Speaking of sexually adventurous superheroes, Enemies List favorite Mara Marini. Ms. Marini made an appearance on a radio program called Dirty Pop with Lance Bass to discuss her Internet dating exploits and admitted that among the strangest was when she hooked up with one Giovanni Francesco, who disclosed at their first (and presumably last) date that he was an actor in porn films who had recently starred as Batman in The Dark Knight XXX. Like all of you will do immediately after reading this listing (if you haven't clicked on Google already), I looked up The Dark Knight XXX as soon as I finished listening to the radio interview and I have to admit that the trailer looks pretty impressive. But for Mr. Francesco to identify himself as Batman in a parody of The Dark Knight Rises is kind of like when Liam Neeson is referred to as the star of Schindler's List, conveniently overlooking that his career has been sustained on crap like Battleship, K-19: The Widowmaker and Taken 2. So it is with Mr. Francesco, who probably figured his chances with Ms. Marini would have diminished if he had listed his other credits like Naughty Office, My First Sex Teacher, My Friend's Hot Mom and the cinema classic Seduced by a Cougar 24 on their first date. Of course, Ms. Marini plays a porn star named Brandi Maxxxx in NBC's Parks & Recreation who has starred in such fictitious titles as Too Big to Nail, 21 Pump Street and Jack Reacharound; cute but lacking the authenticity and matter-of-fact directness of Mr. Francesco's Diamond Foxxx is a Horny MILF Who Seduces a Worker to Get Fucked. Perhaps Ms. Marini should use the date as research for her next appearance on Parks & Recreation to come up with more realistic titles for her character to have starred in. Brandi Maxxx is a Horny MILF Who Seduces a Worker to Get Fucked has a nice ring to it. Let's just hope it gets past the boys at NBC Standard & Practices.

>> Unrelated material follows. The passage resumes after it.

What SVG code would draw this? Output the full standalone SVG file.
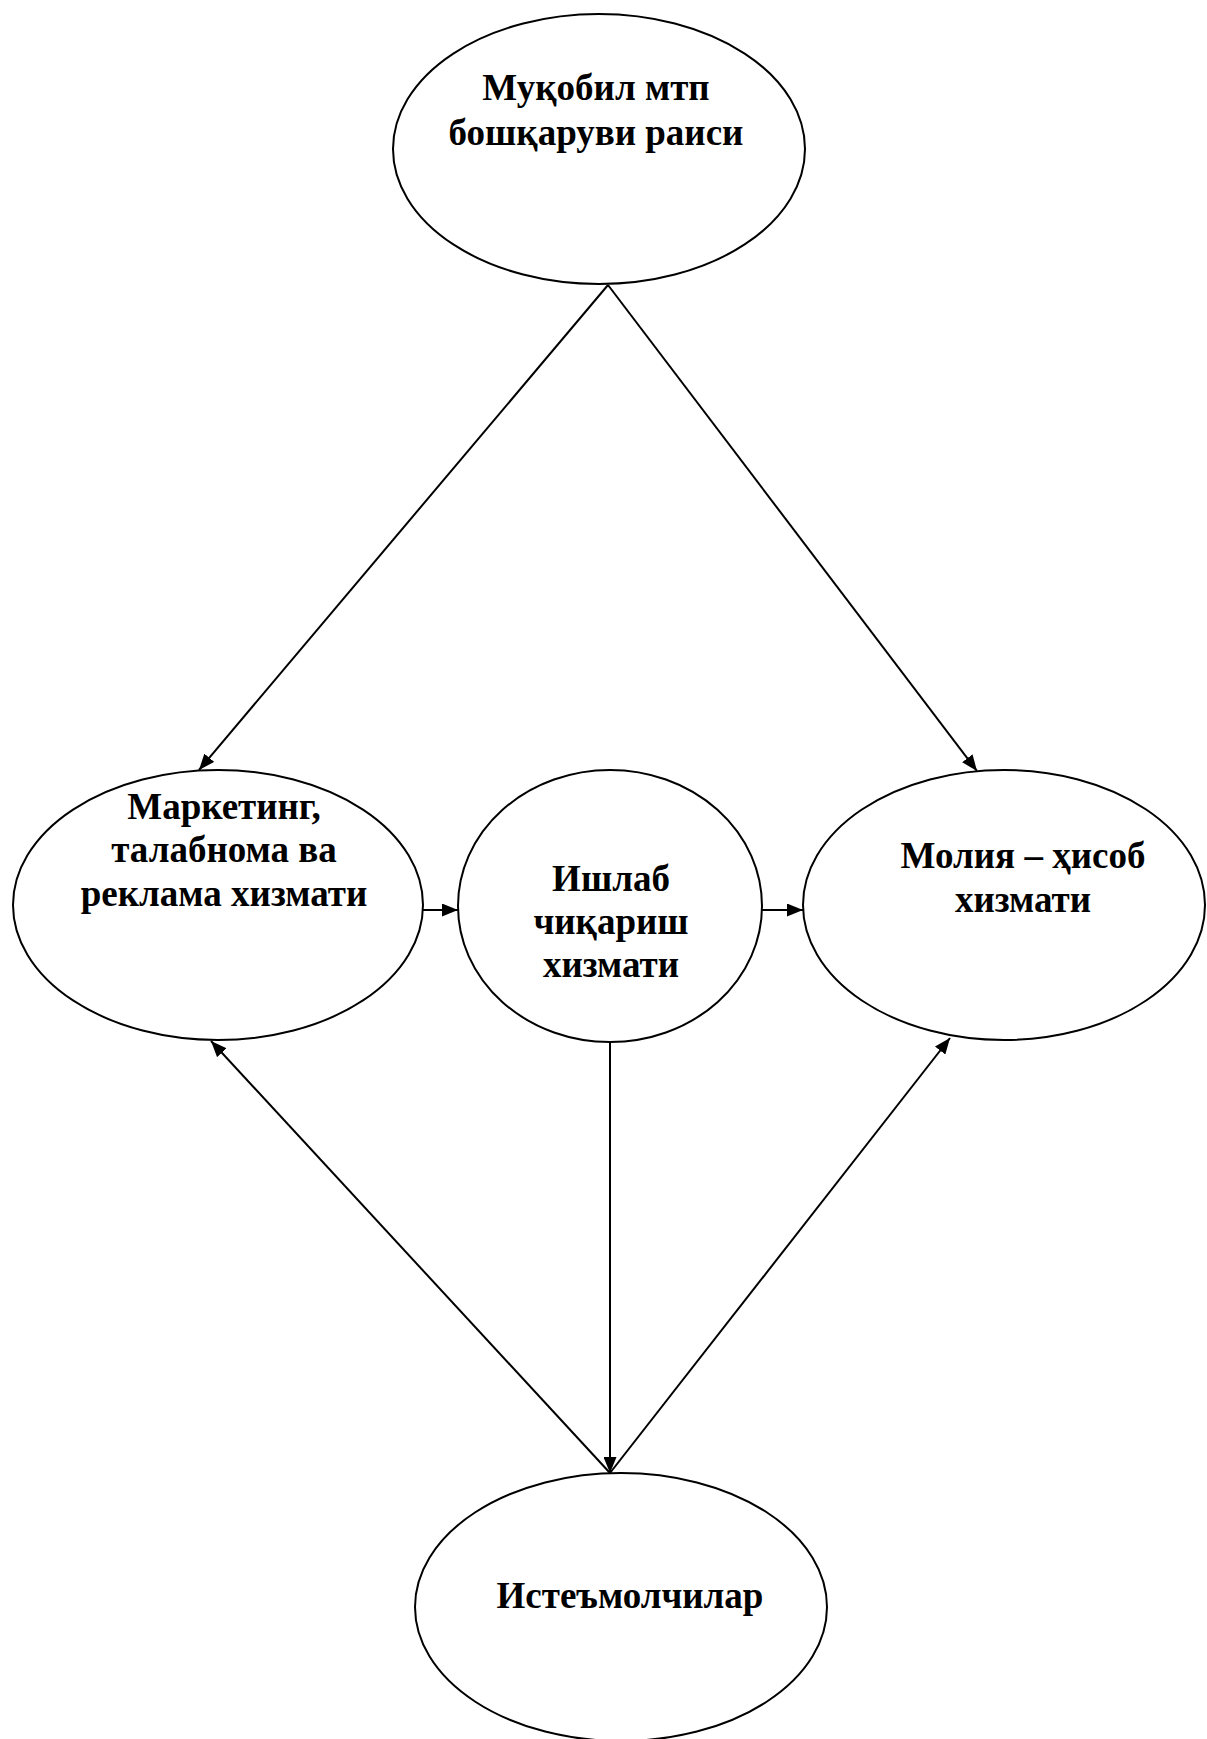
<svg xmlns="http://www.w3.org/2000/svg" width="1207" height="1739" viewBox="0 0 1207 1739">
<style>
.node ellipse{fill:#fff;stroke:#000;stroke-width:2}
.node text{font-family:"Liberation Serif","Times New Roman",serif;font-weight:bold;font-size:37px;fill:#000;text-anchor:middle}
.conn line{stroke:#000;stroke-width:2;fill:none}
</style>
<defs>
<marker id="ah" markerUnits="userSpaceOnUse" markerWidth="16" markerHeight="13" refX="16" refY="6.5" orient="auto">
<path d="M0,0 L16,6.5 L0,13 Z" fill="#000"/>
</marker>
</defs>
<rect width="1207" height="1739" fill="#fff"/>
<g id="n-top" class="node">
<ellipse cx="599" cy="149" rx="206" ry="135"/>
<text x="596" y="100">Муқобил мтп</text>
<text x="596" y="145">бошқаруви раиси</text>
</g>
<g id="n-marketing" class="node">
<ellipse cx="218" cy="905" rx="205" ry="135"/>
<text x="224" y="819">Маркетинг,</text>
<text x="224" y="862">талабнома ва</text>
<text x="224" y="906">реклама хизмати</text>
</g>
<g id="n-production" class="node">
<ellipse cx="610" cy="906" rx="152" ry="136"/>
<text x="611" y="891">Ишлаб</text>
<text x="611" y="934">чиқариш</text>
<text x="611" y="977">хизмати</text>
</g>
<g id="n-finance" class="node">
<ellipse cx="1004" cy="905" rx="201" ry="135"/>
<text x="1023" y="868">Молия – ҳисоб</text>
<text x="1023" y="912">хизмати</text>
</g>
<g id="n-consumers" class="node">
<ellipse cx="621" cy="1607" rx="206" ry="134"/>
<text x="630" y="1608">Истеъмолчилар</text>
</g>
<g id="connectors" class="conn">
<line x1="608" y1="285" x2="199" y2="770" marker-end="url(#ah)"/>
<line x1="608" y1="285" x2="977" y2="771" marker-end="url(#ah)"/>
<line x1="423" y1="910" x2="458" y2="910" marker-end="url(#ah)"/>
<line x1="762" y1="910" x2="803" y2="910" marker-end="url(#ah)"/>
<line x1="610" y1="1042" x2="610" y2="1473" marker-end="url(#ah)"/>
<line x1="610" y1="1473" x2="211" y2="1041" marker-end="url(#ah)"/>
<line x1="610" y1="1473" x2="950" y2="1038" marker-end="url(#ah)"/>
</g>
</svg>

Amy Ball anxiously checking on her Kickstarter campaign to find out if she no longer has any friends
 
My mentee Amy Ball, whose quest to finance her short film Belly Flop (which has been brilliantly chronicled on these page) on the fundraising website Kickstarter came to a successful conclusion this morning. How the website works is, a would-be artiste proposes the amount of money he or she needs to complete a project and then has the opportunity to collect it via Kickstarter within a pre-determined time frame. If you reach your goal (which only 44% of proposed projects do), you ride the sweet cha-ching of your donated funds – which are chipped in primarily by the artist's friends and family – all the way to artistic nirvana. If you fall short of your target by so much as a nickel, it's back to waiting tables at Applebee's. As today's list goes to press, Belly Flop had just reached its objective with a scant eleven hours left on the clock; which means that the irritating Miss Ball will shortly be in production with her dream project. The only problem with that is that it is the first rule of living in Hollywood that as soon as you achieve some success, everyone who knows you (most of whom are waiting tables at Applebee's) instantly despises you. This means that anyone who starts a Kickstarter fundraising campaign is asking their friends to pay a fee to not be their friends any more. When I think of it that way, I can understand why 56% of Kickstarter projects don't succeed. I mean, everyone I know already hates my guts for free.